En una democracia sana, quien lidera un intento de golpe, ilegal y violento, debe enfrentar el ostracismo político y la justicia criminal.
Pero muchos se acobardaron, y doblaron la rodilla frente al aspirante a dictador.
El Partido Republicano lo salvó de un impeachment en el Congreso.
Su mayoría en la Corte Suprema lo autorizó a ser candidato pese a haber liderado una insurrección (algo explícitamente prohibido en la Constitución), y falló que el Presidente es impune por sus actos oficiales.
Siguiendo a la Suprema, los casos judiciales por interferencia electoral y el asalto al Capitolio fueron suspendidos, y la sentencia en el caso en que Trump ya fue declarado criminal convicto se postergó.

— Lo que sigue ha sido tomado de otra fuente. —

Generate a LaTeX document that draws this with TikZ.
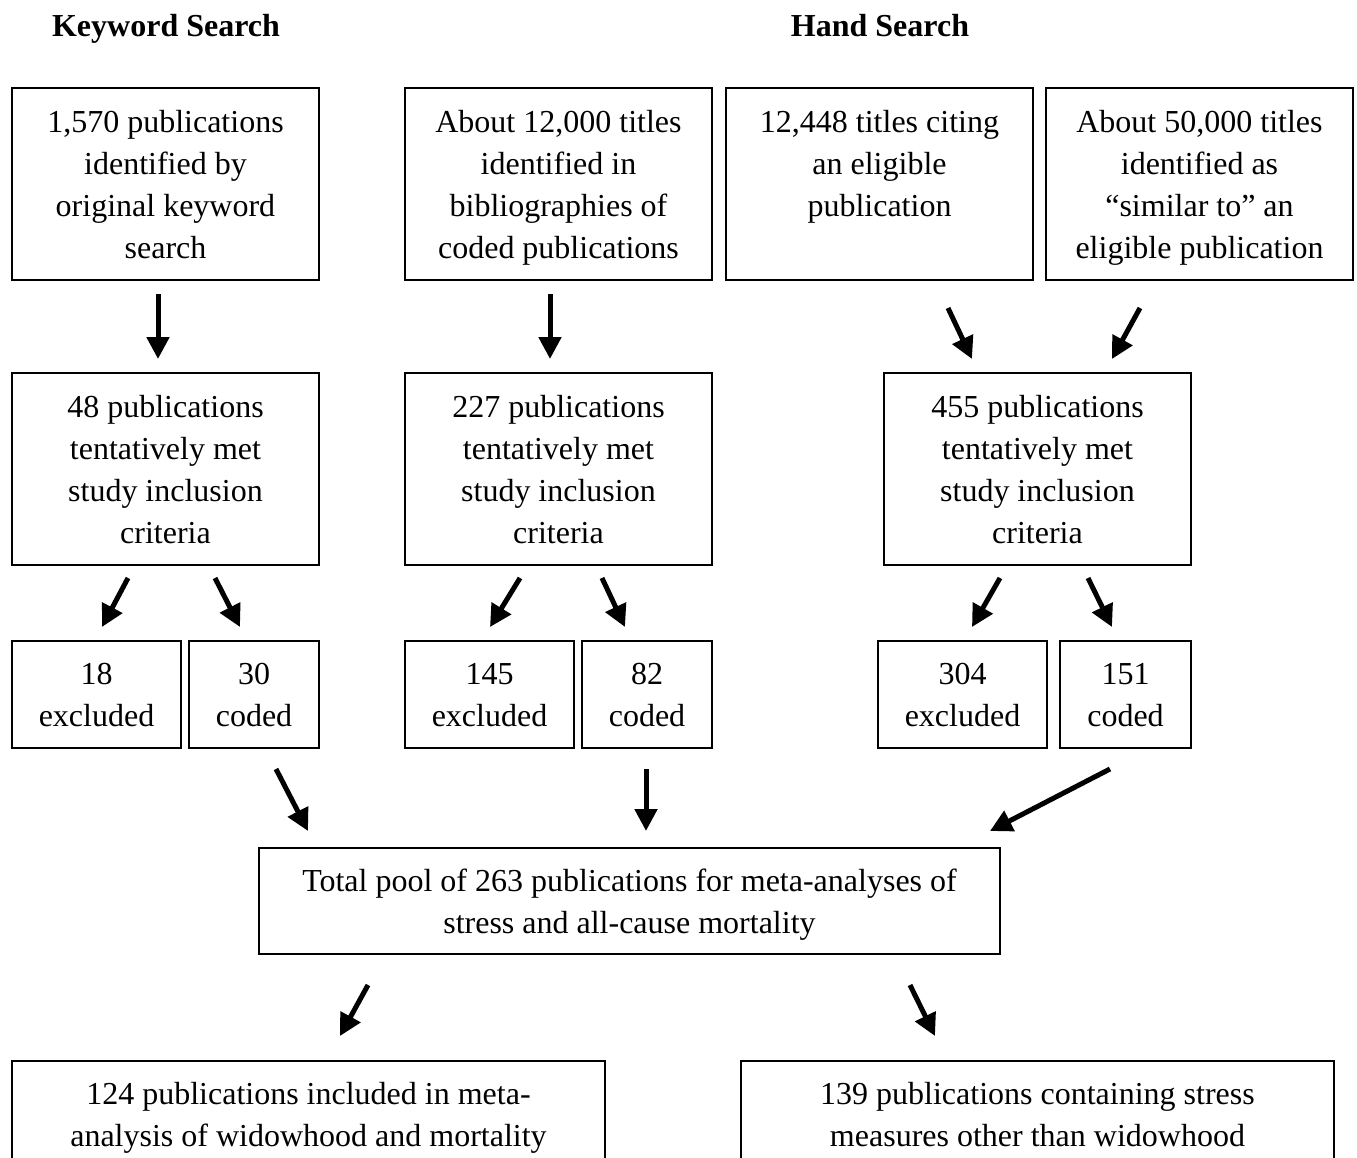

Trump había amenazado que “si no soy elegido, habrá un baño de sangre”. Por cobardía o por conveniencia, gran parte de la élite estadounidense traicionó los principios de Adams, y notificó al pueblo que si un hombre tiene poder suficiente, está por encima de las leyes.
Ahora Donald Trump volverá a la Casa Blanca. Su secta personalista, MAGA, domina el Senado, y probablemente controle también la Cámara de Representantes. La Corte Suprema ya le extendió patente de corso.
Estados Unidos sigue teniendo cortapisas, como un Ejército profesional, una sociedad civil vigorosa, prensa libre, fiscales independientes y un sistema federal que limita el poder central. De ellas depende ahora frenar el apetito de este autócrata que idolatra al dictador de Rusia, exige a sus militares que sean “como los generales de Hitler”, y pone como ejemplo a Viktor Orban, quien convirtió la democracia de Hungría en un régimen autoritario.
¿Logrará su objetivo? No lo sabemos. Pero sí sabemos que, con su cobardía, las élites estadounidenses normalizaron a un aspirante a dictador. En un sistema bipartidista, lo elevaron a ser la única alternativa a un gobierno impopular. Y en esa disyuntiva, 74 millones de estadounidenses votaron por devolverlo a la Casa Blanca.
Tal como en Roma, en Venezuela, en Alemania, en Italia, en Nicaragua y en Perú, lo hicieron con un aplauso atronador.